Intel® Stratix® 10 Hard Processor System Technical Reference Manual

ID 683222
Date 11/28/2022
Public

A newer version of this document is available. Customers should click here to go to the newest version.

Document Table of Contents

8.3. Functional Description of the DMA Controller

This section describes the major interfaces and components of the DMAC and its operation.

The DMAC has eight DMA channels. Each channel supports a single concurrent thread of DMA operation. In addition, a single DMA manager thread exists, and you can use it to initialize the DMA channel threads.

For more information, refer to the CoreLink DMA-330 DMA Controller Technical Reference Manual on the ARM® Infocenter website.

The DMAC includes a 16-line instruction cache to improve the instruction fetch performance. Each instruction cache line contains eight, 4-byte words for a total cache line size of 32 bytes. The DMAC instruction cache size is, 16 lines times 32 bytes per line which equals 512 bytes. There is no mechanism to preload the program code into the DMA cache before the corresponding thread starts executing. The initial latency to bring the code into cache and start executing is dependent on where the code resides. This initial latency should be taken into consideration at system level to optimize the DMA transfers and expected performance. When a thread requests an instruction from an address, the cache performs a lookup. If a cache hit occurs, the cache immediately provides the instruction. Otherwise, the thread is stalled while the DMAC performs a cache line fill through the AXI master interface. If an instruction spans the end of a cache line, the DMAC performs multiple cache accesses to fetch the instruction.
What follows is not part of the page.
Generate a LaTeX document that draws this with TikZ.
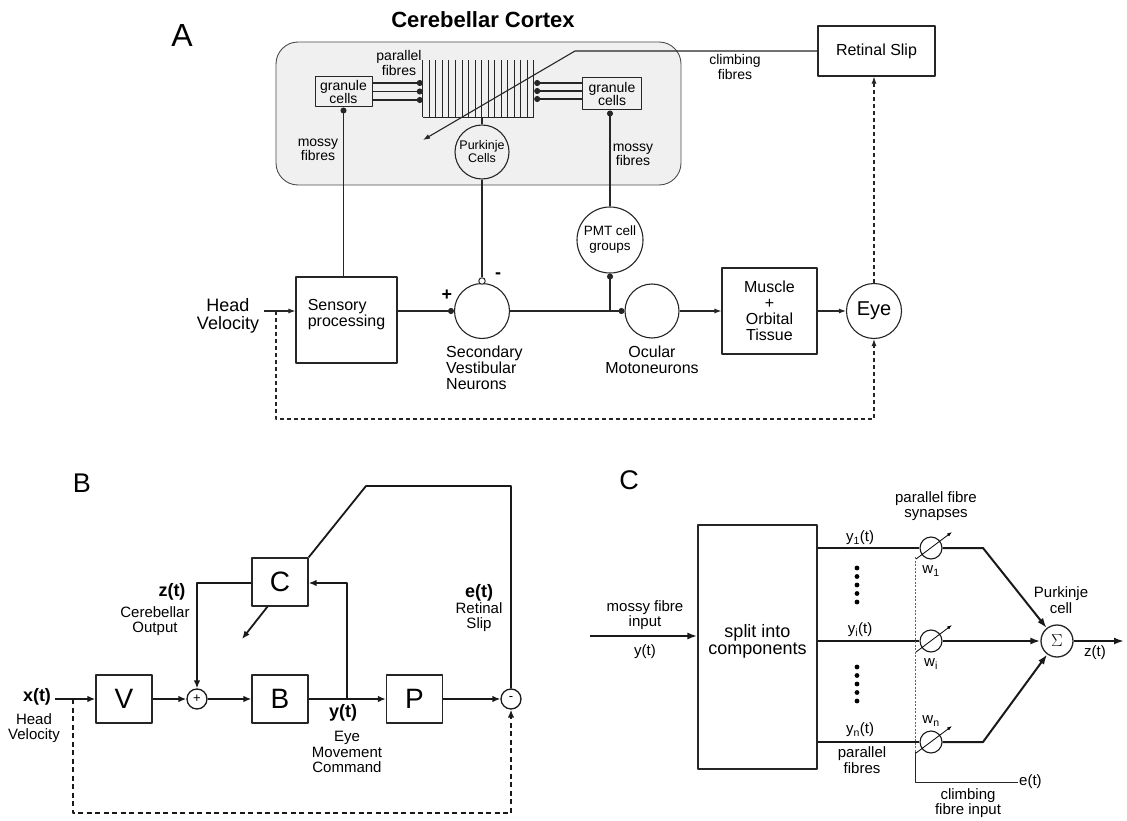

Note: When a cache line fill is in progress, the DMAC enables other threads to access the cache. But if another cache fill occurs, the pipeline stalls until the first line fill is complete.

When a DMA channel thread executes a load or store instruction, the DMAC adds the instruction to the relevant read or write queue. The DMAC uses these queues as an instruction storage buffer prior to it issuing the instructions on the AXI bus. The DMAC also contains an MFIFO data buffer in which it stores data that it reads or writes during a DMA transfer.

The DMAC provides nine interrupt outputs to enable efficient communication of events to the system CPUs. The peripheral request interfaces support the connection of DMA–capable peripherals to enable memory–to–peripheral and peripheral–to–memory DMA transfers to occur without intervention from the microprocessor.

Dual slave interfaces enable the operation of the DMAC to be partitioned into the secure state and non–secure states. You can access status registers and also directly execute instructions in the DMAC with the slave interfaces.